WHAT TO DO:
Restate exactly the lines of the entries below, beginning with the first and ending with the line that holds "from matplotlib.lines import Line2D". Pictures are not copied.

DATA FOR THIS TASK:
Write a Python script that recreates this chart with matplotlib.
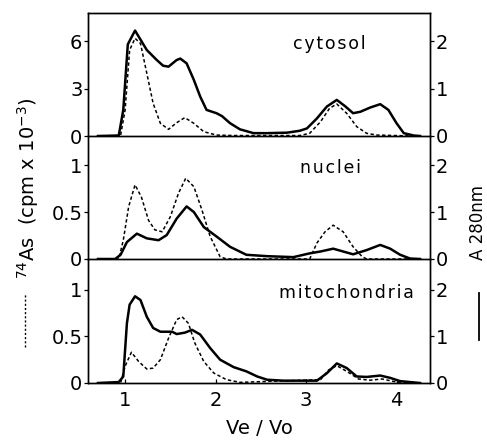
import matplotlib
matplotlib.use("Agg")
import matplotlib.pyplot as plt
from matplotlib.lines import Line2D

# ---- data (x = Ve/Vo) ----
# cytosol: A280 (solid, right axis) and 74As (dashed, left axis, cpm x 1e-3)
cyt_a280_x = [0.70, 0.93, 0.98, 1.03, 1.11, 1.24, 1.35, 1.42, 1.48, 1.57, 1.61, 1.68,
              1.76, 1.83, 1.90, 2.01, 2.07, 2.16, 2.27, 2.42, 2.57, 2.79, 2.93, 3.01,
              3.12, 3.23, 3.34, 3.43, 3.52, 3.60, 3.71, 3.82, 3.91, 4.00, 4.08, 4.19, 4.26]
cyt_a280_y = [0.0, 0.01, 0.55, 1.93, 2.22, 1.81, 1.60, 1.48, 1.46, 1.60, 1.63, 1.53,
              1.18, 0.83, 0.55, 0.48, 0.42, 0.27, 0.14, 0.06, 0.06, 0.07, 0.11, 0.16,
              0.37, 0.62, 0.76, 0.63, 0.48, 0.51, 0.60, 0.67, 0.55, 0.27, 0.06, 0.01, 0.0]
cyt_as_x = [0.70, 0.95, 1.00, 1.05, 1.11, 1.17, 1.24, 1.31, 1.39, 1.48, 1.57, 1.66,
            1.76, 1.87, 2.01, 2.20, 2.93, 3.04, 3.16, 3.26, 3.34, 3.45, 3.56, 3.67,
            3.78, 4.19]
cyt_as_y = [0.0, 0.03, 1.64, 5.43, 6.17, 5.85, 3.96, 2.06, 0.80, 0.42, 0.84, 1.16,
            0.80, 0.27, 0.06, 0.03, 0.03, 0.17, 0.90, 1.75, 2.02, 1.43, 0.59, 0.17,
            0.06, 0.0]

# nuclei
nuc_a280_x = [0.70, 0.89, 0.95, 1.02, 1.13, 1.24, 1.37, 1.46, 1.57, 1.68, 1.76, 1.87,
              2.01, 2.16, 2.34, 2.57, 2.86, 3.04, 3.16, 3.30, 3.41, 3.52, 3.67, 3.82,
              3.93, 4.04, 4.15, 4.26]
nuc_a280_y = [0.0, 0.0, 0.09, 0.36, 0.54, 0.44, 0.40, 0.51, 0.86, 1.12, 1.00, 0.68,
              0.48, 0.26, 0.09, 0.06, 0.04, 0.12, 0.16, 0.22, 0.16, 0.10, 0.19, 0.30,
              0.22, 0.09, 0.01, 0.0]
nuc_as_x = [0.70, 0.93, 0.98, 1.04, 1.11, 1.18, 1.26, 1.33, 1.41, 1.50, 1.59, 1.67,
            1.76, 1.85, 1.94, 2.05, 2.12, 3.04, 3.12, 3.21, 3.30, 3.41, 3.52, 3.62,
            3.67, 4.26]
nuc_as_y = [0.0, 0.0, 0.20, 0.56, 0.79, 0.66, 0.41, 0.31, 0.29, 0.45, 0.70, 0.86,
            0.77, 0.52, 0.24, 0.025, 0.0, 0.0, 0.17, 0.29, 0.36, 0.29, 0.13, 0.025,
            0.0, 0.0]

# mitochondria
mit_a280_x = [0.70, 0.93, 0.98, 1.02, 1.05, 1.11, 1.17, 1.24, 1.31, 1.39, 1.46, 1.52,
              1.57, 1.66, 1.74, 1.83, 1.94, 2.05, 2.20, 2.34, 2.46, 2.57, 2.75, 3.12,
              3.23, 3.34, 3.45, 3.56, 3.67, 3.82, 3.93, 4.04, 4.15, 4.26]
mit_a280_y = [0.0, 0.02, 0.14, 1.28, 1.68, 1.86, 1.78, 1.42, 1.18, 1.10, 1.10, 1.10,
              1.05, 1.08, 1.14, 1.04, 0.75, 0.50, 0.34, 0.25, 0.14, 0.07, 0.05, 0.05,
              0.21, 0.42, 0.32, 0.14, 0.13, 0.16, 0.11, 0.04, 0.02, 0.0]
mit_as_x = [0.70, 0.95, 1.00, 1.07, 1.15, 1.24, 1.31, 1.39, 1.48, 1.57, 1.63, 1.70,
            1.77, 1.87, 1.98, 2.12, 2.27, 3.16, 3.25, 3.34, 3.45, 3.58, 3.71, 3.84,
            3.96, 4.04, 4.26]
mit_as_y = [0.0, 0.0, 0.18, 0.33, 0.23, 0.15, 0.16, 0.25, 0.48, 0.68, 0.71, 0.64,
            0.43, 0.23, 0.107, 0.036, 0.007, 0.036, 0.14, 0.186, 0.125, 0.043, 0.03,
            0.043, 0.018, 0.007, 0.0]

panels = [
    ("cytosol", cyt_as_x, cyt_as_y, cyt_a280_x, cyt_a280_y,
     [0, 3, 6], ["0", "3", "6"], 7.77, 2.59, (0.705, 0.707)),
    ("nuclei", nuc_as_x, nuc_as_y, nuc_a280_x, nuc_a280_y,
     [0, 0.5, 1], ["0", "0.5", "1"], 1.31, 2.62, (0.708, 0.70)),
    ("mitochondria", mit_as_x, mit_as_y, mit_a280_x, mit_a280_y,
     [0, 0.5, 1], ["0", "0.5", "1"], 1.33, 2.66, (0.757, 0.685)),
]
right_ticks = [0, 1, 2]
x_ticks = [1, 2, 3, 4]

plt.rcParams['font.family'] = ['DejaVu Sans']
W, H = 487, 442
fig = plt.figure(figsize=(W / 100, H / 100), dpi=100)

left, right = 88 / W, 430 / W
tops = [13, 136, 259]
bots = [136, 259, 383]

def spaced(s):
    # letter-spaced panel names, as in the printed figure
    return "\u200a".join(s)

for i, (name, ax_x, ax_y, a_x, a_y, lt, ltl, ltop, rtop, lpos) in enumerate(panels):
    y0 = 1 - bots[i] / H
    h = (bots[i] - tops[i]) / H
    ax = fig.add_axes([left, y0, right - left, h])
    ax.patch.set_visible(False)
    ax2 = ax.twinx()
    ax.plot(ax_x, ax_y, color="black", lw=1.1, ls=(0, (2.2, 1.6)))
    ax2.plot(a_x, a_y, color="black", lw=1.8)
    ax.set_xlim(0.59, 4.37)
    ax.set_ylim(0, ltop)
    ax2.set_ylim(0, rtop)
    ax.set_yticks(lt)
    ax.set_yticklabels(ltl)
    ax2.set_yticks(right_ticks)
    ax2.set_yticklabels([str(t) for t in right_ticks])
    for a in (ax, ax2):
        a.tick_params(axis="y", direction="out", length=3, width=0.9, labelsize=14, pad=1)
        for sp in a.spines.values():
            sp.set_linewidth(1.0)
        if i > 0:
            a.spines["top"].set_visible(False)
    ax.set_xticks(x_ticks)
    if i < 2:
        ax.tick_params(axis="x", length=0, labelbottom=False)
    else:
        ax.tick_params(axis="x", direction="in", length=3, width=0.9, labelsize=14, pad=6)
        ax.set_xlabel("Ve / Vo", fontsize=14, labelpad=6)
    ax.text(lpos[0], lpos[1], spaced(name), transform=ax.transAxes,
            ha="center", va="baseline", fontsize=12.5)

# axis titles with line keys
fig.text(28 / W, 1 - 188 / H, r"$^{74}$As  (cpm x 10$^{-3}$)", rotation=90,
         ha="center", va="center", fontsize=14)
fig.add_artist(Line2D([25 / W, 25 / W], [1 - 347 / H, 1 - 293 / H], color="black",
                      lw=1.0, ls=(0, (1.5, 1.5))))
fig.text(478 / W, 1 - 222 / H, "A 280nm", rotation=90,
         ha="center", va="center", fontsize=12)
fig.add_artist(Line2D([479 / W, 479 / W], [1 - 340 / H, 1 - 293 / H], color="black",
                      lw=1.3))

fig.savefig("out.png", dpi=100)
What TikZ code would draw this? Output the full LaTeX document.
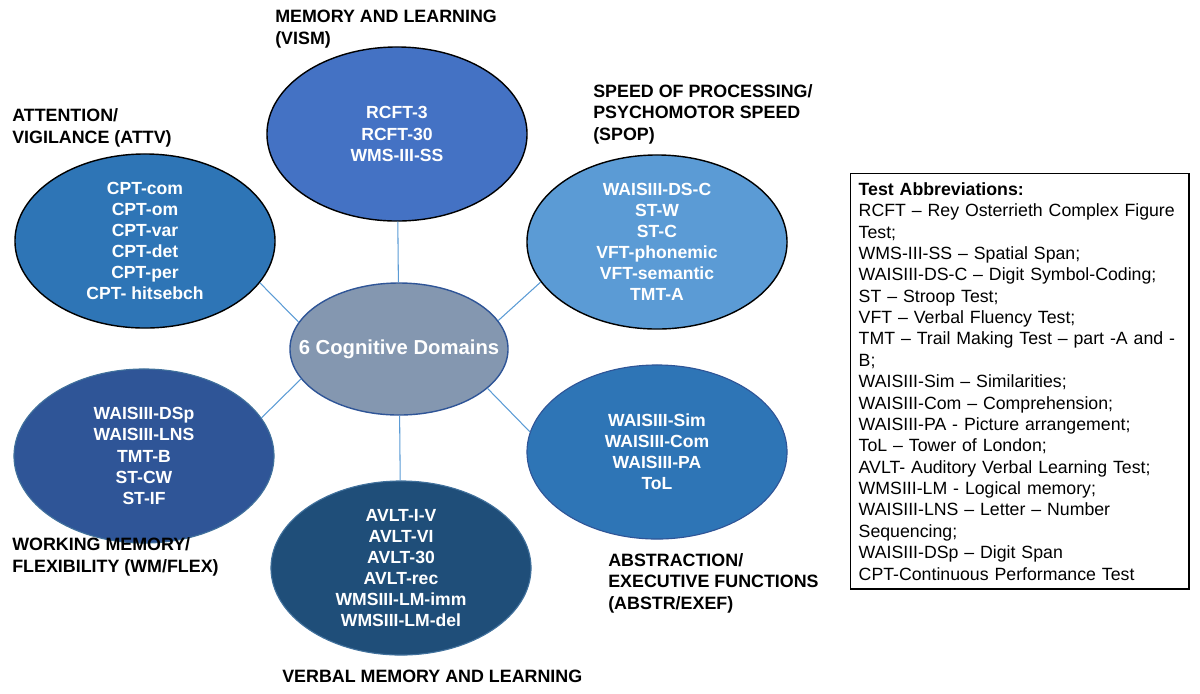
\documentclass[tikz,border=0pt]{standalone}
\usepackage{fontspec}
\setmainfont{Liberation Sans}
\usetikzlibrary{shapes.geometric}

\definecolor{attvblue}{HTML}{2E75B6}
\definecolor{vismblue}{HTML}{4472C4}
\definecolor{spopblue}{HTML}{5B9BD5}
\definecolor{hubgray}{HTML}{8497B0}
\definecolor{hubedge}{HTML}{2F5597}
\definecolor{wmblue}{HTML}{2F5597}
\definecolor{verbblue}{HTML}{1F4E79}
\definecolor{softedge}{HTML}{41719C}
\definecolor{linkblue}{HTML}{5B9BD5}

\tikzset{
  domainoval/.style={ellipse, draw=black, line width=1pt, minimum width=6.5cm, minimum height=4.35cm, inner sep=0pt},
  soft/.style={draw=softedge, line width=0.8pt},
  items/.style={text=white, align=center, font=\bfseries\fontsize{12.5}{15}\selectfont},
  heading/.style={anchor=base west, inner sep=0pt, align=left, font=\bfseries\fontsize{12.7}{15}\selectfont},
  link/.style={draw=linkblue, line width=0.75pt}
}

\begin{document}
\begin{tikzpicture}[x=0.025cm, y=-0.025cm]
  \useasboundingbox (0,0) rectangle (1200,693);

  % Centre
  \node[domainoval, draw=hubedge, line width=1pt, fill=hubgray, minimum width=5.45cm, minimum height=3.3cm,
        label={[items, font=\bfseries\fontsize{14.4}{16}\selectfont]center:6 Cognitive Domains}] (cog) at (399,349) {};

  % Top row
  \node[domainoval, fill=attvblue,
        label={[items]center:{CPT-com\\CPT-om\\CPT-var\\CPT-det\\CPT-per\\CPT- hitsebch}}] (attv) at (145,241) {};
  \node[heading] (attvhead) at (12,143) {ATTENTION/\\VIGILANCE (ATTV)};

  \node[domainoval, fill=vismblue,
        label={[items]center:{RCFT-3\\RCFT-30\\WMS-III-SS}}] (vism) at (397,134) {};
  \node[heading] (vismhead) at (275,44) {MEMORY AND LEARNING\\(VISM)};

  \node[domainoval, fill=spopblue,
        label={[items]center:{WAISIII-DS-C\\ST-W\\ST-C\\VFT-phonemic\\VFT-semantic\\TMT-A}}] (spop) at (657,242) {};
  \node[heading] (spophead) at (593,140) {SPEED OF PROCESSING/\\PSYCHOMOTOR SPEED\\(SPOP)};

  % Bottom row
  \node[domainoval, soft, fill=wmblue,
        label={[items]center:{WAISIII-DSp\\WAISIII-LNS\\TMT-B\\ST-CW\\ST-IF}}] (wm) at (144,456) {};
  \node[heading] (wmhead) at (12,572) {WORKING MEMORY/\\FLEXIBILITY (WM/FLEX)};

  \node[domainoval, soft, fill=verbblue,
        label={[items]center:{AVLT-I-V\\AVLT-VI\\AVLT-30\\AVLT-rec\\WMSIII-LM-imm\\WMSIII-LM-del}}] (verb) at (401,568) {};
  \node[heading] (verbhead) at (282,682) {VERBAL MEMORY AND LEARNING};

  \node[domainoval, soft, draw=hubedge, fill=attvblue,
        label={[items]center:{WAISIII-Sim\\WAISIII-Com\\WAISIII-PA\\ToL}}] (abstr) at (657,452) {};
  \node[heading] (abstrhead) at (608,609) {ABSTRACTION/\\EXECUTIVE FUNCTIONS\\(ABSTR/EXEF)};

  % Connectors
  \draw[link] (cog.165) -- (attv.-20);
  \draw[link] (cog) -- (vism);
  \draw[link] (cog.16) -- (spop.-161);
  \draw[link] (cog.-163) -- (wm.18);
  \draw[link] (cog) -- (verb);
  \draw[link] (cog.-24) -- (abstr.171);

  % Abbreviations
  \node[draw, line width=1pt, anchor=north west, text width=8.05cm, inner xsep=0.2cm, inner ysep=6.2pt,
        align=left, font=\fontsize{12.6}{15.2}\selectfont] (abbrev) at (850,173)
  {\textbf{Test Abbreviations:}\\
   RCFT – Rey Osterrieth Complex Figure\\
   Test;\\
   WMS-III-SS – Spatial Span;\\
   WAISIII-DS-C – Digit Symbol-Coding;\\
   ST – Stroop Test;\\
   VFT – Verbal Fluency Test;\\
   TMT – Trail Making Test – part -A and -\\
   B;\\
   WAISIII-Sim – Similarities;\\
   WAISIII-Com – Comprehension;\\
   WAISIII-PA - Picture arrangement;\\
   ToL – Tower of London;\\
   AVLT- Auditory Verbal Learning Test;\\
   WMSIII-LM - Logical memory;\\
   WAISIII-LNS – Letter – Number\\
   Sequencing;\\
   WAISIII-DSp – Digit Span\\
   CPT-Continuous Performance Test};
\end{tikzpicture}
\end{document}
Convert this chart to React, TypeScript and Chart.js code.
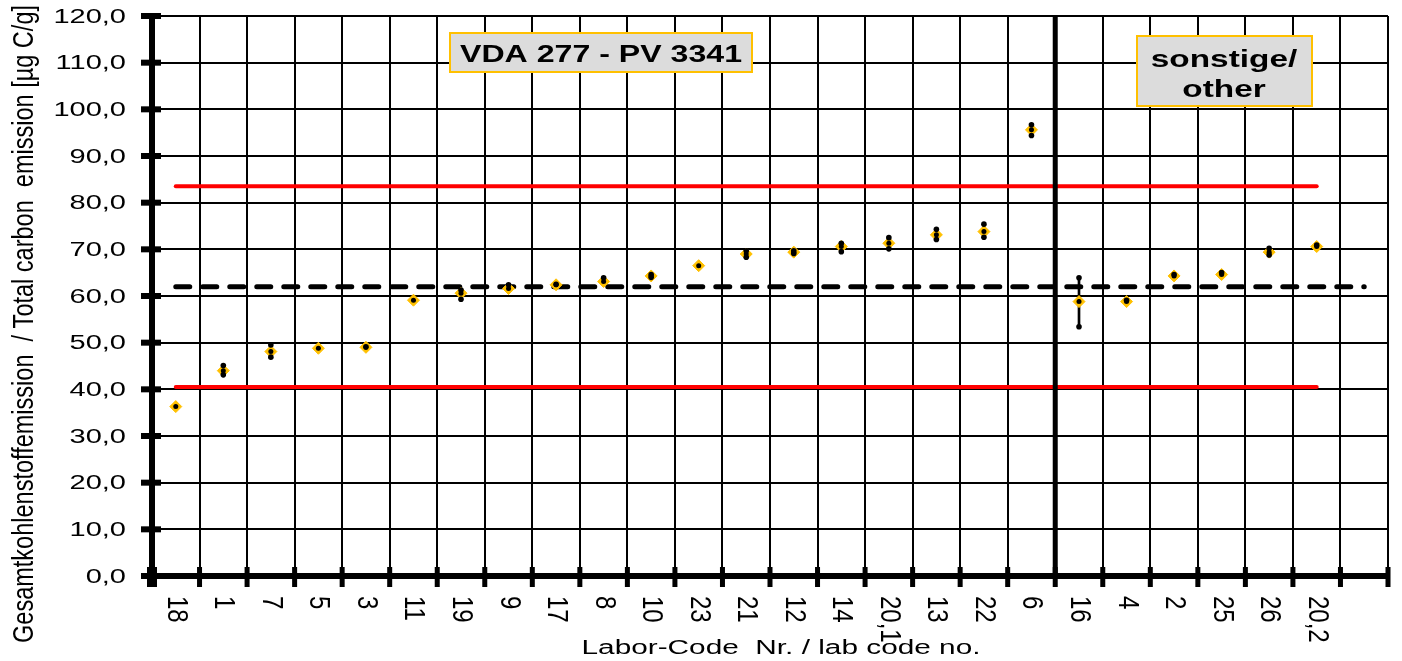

SOLUTION TO THIS EXERCISE:
Write a Python script that recreates this chart with matplotlib.
import matplotlib
matplotlib.use("Agg")
import matplotlib.pyplot as plt
from matplotlib.lines import Line2D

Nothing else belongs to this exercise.